Adilson Roberto Gonçalves
Em importante jornal da capital paulista, Sérgio Rodrigues fez uma sólida resenha sobre o livro de Caetano Galindo “Latim em pó”, que é um bálsamo para os que querem apreciar a evolução de nossa língua como é e não como querer impor os mercadores do prosaico. Especialista que é na dinâmica da língua, Sérgio Rodrigues faz também uma menção à necessária divulgação científica no estudo da linguagem, que precisa ser mais bem explorada nas ciências humanas, como tem sido praticada nas biológicas e exatas. No mesmo veículo, uma matéria anterior sobre o podcast “37 graus”, discorreu sobre esse exitoso exemplo, por meio de crítica de Reinaldo José Lopes. A dupla Sarah Azoubel e Bia Guimarães soube aproveitar as oportunidades de incentivo e financiamento que teve, bem como a boa formação em ciências e jornalismo, para aprimorar cada vez mais o podcast do qual são criadores e apresentadoras. Exemplo e orgulho para todos nós!

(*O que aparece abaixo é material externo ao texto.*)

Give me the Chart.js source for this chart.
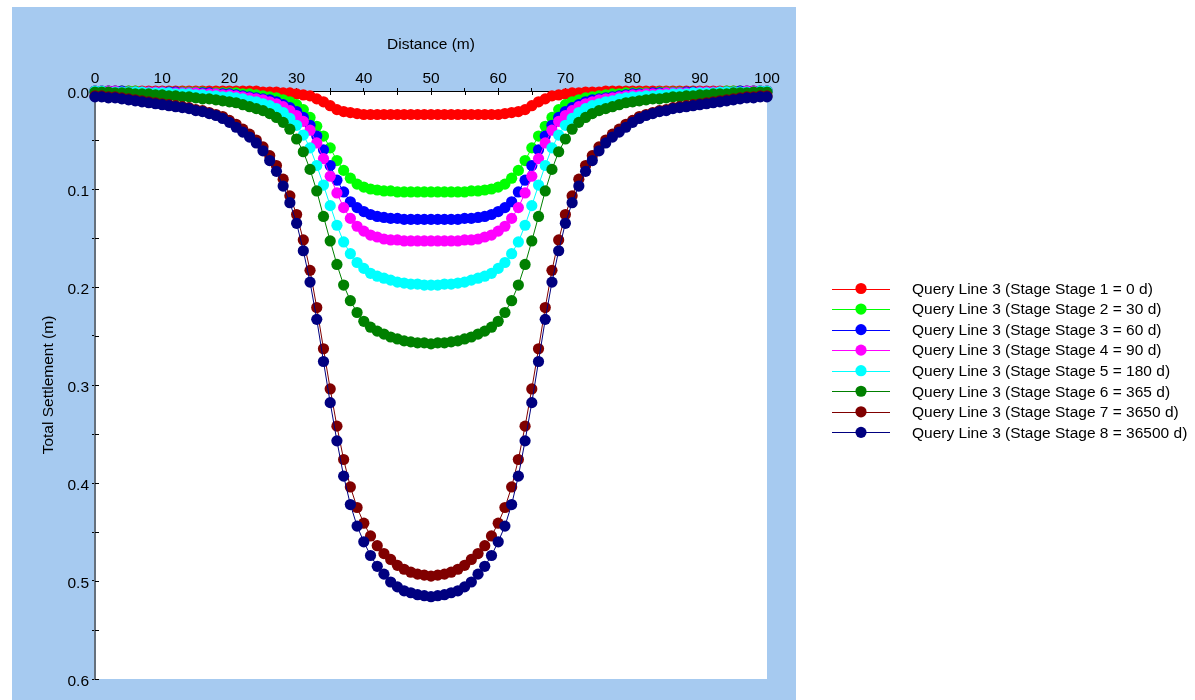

Porém, certas linguagens no meio cultural precisam ser evitadas para fugir da divulgação de pseudo ou supostas ciências. O cinema se volta ao “reino quântico” em filme da Marvel com o Homem-Formiga. Entretenimento à parte, vamos ver o quanto a película contribuirá para esclarecer ou confundir ainda mais o que a dimensão quântica tem (e não tem) a ver com o mundo macroscópico em que vivemos. Em tempos de “coach quântico”, qualquer ficção parece se tornar realidade.
A colega química Kananda Eller nos revelou que aquilo que já não é muito bom fica pior quando se agregam mais fatores sociais. Ela, mulher negra, publicou “Divulgação científica para todos”, na Folha de S. Paulo (20/2) sobre a falta de espaços. Falar sobre ciência com propriedade é desafiador frente a tantos charlatães quânticos e negacionistas, mas quando ela apresenta a enorme segregação em termos de gênero e etnia, vê-se que o antirracismo e o combate à misoginia precisam ser incorporados também pelos divulgadores que não sentem na pele a discriminação. Antes de ser cientistas precisamos entender a própria sociedade em que vivemos.
Por fim, algo relacionado com a divulgação científica e cultural é a discussão sobre “o gênero na linguagem”, que vai ainda longe porque, além da dinâmica de qualquer língua, no Brasil a ortografia é definida por lei! Além do decreto 6.583 de 2008, que adota o acordo ortográfico de 1990, há a lei federal 5.765 de 1971 que nos tornaria a todos (ou todes) criminosos por não seguir o que lá consta. Creio que o mais importante é trazer à baila a discussão sócio-cultural envolvida e deixar que a língua, como sempre, siga seu curso. O que se chama de linguagem neutra é importante e necessário, especialmente para aqueles que se sentem discriminados. Língua é convenção e evolução, então nada de artificial existe, da mesma forma que um dia trocamos o tu por você, ou da seleção que fazemos ao se referir a alguém como “o senhor”, “a senhora”. Recomendo uma dose de estudo do esperanto, língua criada para simplificar muita coisa, incluindo as diferenças de gênero.
Adilson Roberto Gonçalves, pesquisador da Unesp, membro da Academia Campineira de Letras e Artes, da Academia de Letras de Lorena e do Instituto Histórico, Geográfico e Genealógico de Campinas.